Abstract

Automatic and accurate 3D cardiac image segmentation plays a crucial role in cardiac disease diagnosis and treatment. Even though CNN based techniques have achieved great success in medical image segmentation, the expensive annotation, large memory consumption, and insufficient generalization ability still pose challenges to their application in clinical practice, especially in the case of 3D segmentation from high-resolution and large-dimension volumetric imaging. In this paper, we propose a few-shot learning framework by combining ideas of semi-supervised learning and self-training for whole heart segmentation and achieve promising accuracy with a Dice score of 0.890 and a Hausdorff distance of 18.539 mm with only four labeled data for training. When more labeled data provided, the model can generalize better across institutions. The key to success lies in the selection and evolution of high-quality pseudo labels in cascaded learning.

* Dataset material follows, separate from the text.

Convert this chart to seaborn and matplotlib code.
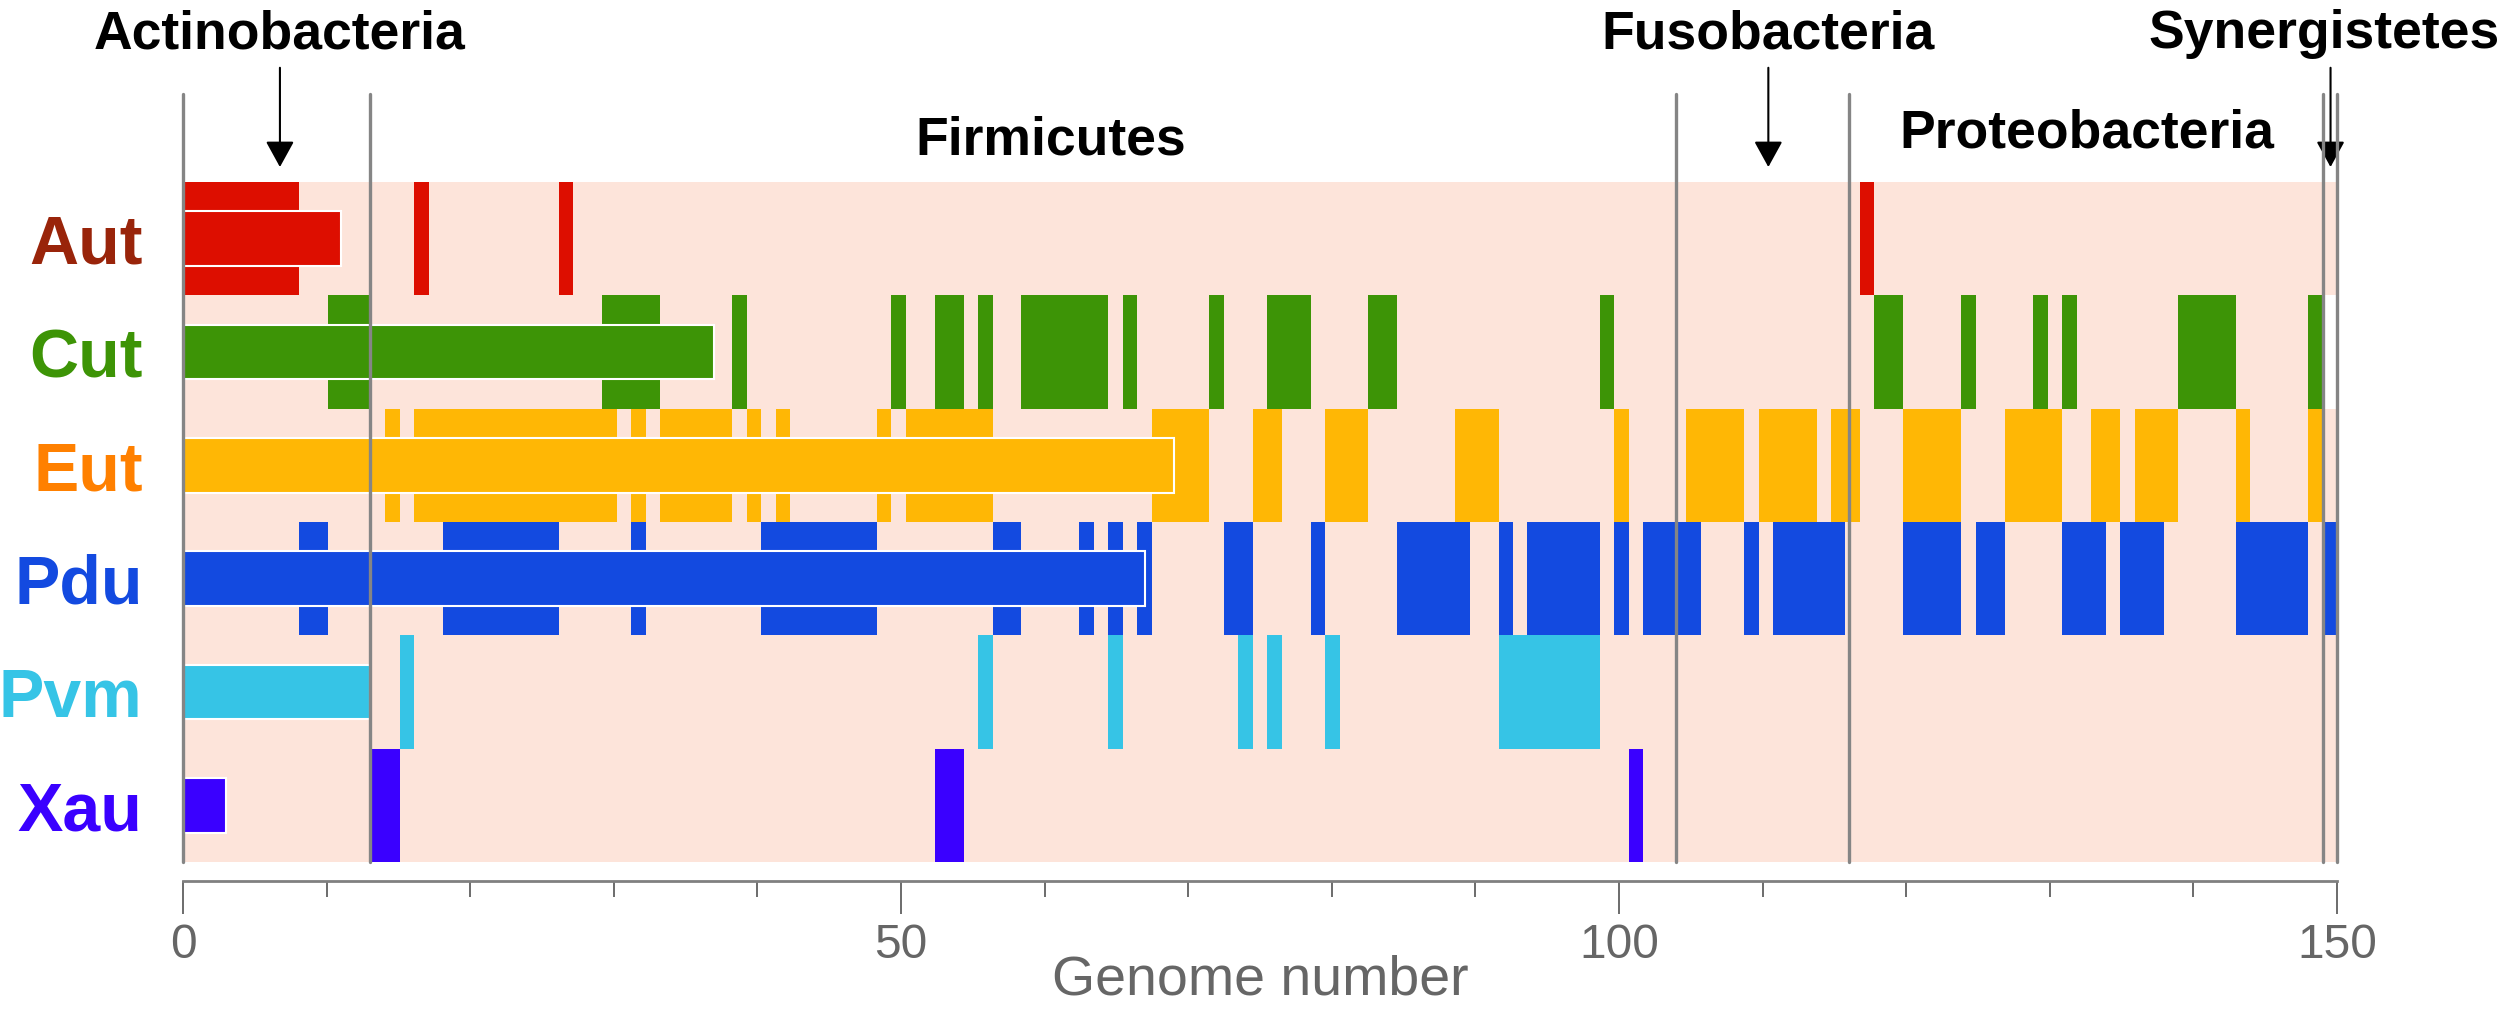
import matplotlib
matplotlib.use('Agg')
import numpy as np
import pandas as pd
import matplotlib.pyplot as plt
import seaborn as sns
from matplotlib.colors import ListedColormap
from matplotlib.ticker import MultipleLocator

# --- data ---------------------------------------------------------------
loci = ['Aut', 'Cut', 'Eut', 'Pdu', 'Pvm', 'Xau']
n_genomes = 149

# genome slots (0-based) where each locus is present
aut_genomes = [0, 1, 2, 3, 4, 5, 6, 7, 16, 26, 116]
cut_genomes = [10, 11, 12, 29, 30, 31, 32, 38, 49, 52, 53, 55, 58, 59, 60, 61,
               62, 63, 65, 71, 75, 76, 77, 82, 83, 98, 117, 118, 123, 128, 130,
               138, 139, 140, 141, 147]
eut_genomes = [14, 16, 17, 18, 19, 20, 21, 22, 23, 24, 25, 26, 27, 28, 29, 31,
               33, 34, 35, 36, 37, 39, 41, 48, 50, 51, 52, 53, 54, 55, 67, 68,
               69, 70, 74, 75, 79, 80, 81, 88, 89, 90, 99, 104, 105, 106, 107,
               109, 110, 111, 112, 114, 115, 119, 120, 121, 122, 126, 127, 128,
               129, 132, 133, 135, 136, 137, 142, 147]
pdu_genomes = [8, 9, 18, 19, 20, 21, 22, 23, 24, 25, 31, 40, 41, 42, 43, 44, 45,
               46, 47, 56, 57, 62, 64, 66, 72, 73, 78, 84, 85, 86, 87, 88, 91,
               93, 94, 95, 96, 97, 99, 101, 102, 103, 104, 108, 110, 111, 112,
               113, 114, 119, 120, 121, 122, 124, 125, 130, 131, 132, 134, 135,
               136, 142, 143, 144, 145, 146, 148]
pvm_genomes = [15, 55, 64, 73, 75, 79, 91, 92, 93, 94, 95, 96, 97]
xau_genomes = [13, 14, 52, 53, 100]
blank_cells = [('Cut', 148)]

# length of the outlined centre bar of each row (genome number axis)
core_len = [11, 37, 69, 67, 13, 3]

# phylum boundaries on the genome number axis
phylum_bounds = [0, 13, 104, 116, 149, 150]

bar_colors = ['#DD0E00', '#3D9406', '#FFB705', '#134AE0', '#36C4E6', '#3A00FF']
label_colors = ['#99240A', '#3D9406', '#FF8000', '#134AE0', '#36C4E6', '#3A00FF']
bg_color = '#FDE4DA'

# --- presence matrix ---------------------------------------------------
presence = [aut_genomes, cut_genomes, eut_genomes, pdu_genomes, pvm_genomes, xau_genomes]
mat = np.zeros((len(loci), n_genomes), dtype=int)
for i, g in enumerate(presence):
    mat[i, g] = i + 1
for name, g in blank_cells:
    mat[loci.index(name), g] = len(loci) + 1
df_presence = pd.DataFrame(mat, index=loci)

df_core = pd.DataFrame({'locus': loci, 'n': core_len})

sns.set_style('white')
plt.rcParams['font.family'] = ['Liberation Sans', 'DejaVu Sans']

fig = plt.figure(figsize=(25, 10.11), dpi=100)
rect = [183 / 2500, 149 / 1011, 2154 / 2500, 680 / 1011]
ax_hm = fig.add_axes(rect)
ax = fig.add_axes(rect, facecolor='none')

cmap = ListedColormap([bg_color] + bar_colors + ['white'])
sns.heatmap(df_presence, cmap=cmap, vmin=-0.5, vmax=len(loci) + 1.5, cbar=False,
            xticklabels=False, yticklabels=False, linewidths=0, ax=ax_hm)
ax_hm.axis('off')

# centre bars
sns.barplot(data=df_core, x='n', y='locus', hue='locus', palette=bar_colors,
            orient='h', width=0.48, saturation=1, edgecolor='white',
            linewidth=1.5, legend=False, ax=ax, zorder=3)
ax.set_xlim(0, 150)
ax.set_ylim(len(loci) - 0.5, -0.5)

# phylum boundaries
for b in phylum_bounds:
    ax.axvline(b, ymin=0, ymax=1.13, color='#858585', lw=2.4, clip_on=False, zorder=5)

# phylum names and arrows
trans = ax.get_xaxis_transform()
phyla = [('Actinobacteria', 6.75, 1.197), ('Firmicutes', 60.4, 1.040),
         ('Fusobacteria', 110.4, 1.197), ('Proteobacteria', 132.6, 1.05),
         ('Synergistetes', 149.1, 1.197)]
for name, xpos, ypos in phyla:
    ax.text(xpos, ypos, name, transform=trans, ha='center', va='baseline',
            fontsize=38.5, fontweight='bold', color='black', clip_on=False)
for xpos in [6.75, 110.4, 149.55]:
    ax.annotate('', xy=(xpos, 1.022), xytext=(xpos, 1.168), xycoords=trans,
                textcoords=trans, annotation_clip=False,
                arrowprops=dict(arrowstyle='-|>,head_length=0.4,head_width=0.22',
                                mutation_scale=40, lw=1.5, color='black',
                                shrinkA=0, shrinkB=0))

# axes styling
ax.set_xticks([0, 50, 100, 150])
ax.xaxis.set_minor_locator(MultipleLocator(10))
ax.tick_params(axis='x', which='major', bottom=True, direction='out', length=24,
               width=1.4, color='#6b6b6b', labelsize=34.5, labelcolor='#666666', pad=6.5)
ax.tick_params(axis='x', which='minor', bottom=True, direction='out', length=11.5,
               width=1.4, color='#6b6b6b')
ax.tick_params(axis='y', left=False, length=0, pad=29)
for lab, c in zip(ax.get_yticklabels(), label_colors):
    lab.set_color(c)
    lab.set_fontsize(49)
    lab.set_fontweight('bold')
ax.set_ylabel('')
ax.set_xlabel('Genome number', fontsize=40, color='#666666', labelpad=-10)

for s in ['top', 'right', 'left']:
    ax.spines[s].set_visible(False)
ax.spines['bottom'].set_position(('outward', 13.5))
ax.spines['bottom'].set_color('#808080')
ax.spines['bottom'].set_linewidth(2)

fig.savefig('out.png', dpi=100)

A shape-constrained network is built to assess the quality of pseudo labels, and the self-training stages with alternative global-local perspectives are employed to improve the pseudo labels. We evaluate our method on the CTA dataset of the MM-WHS 2017 Challenge and a larger multi-center dataset. In the experiments, our method outperforms the state-of-the-art methods significantly and has great generalization ability on the unseen data. We also demonstrate, by a study of two 4D (3D+T) CTA data, the potential of our method to be applied in clinical practice.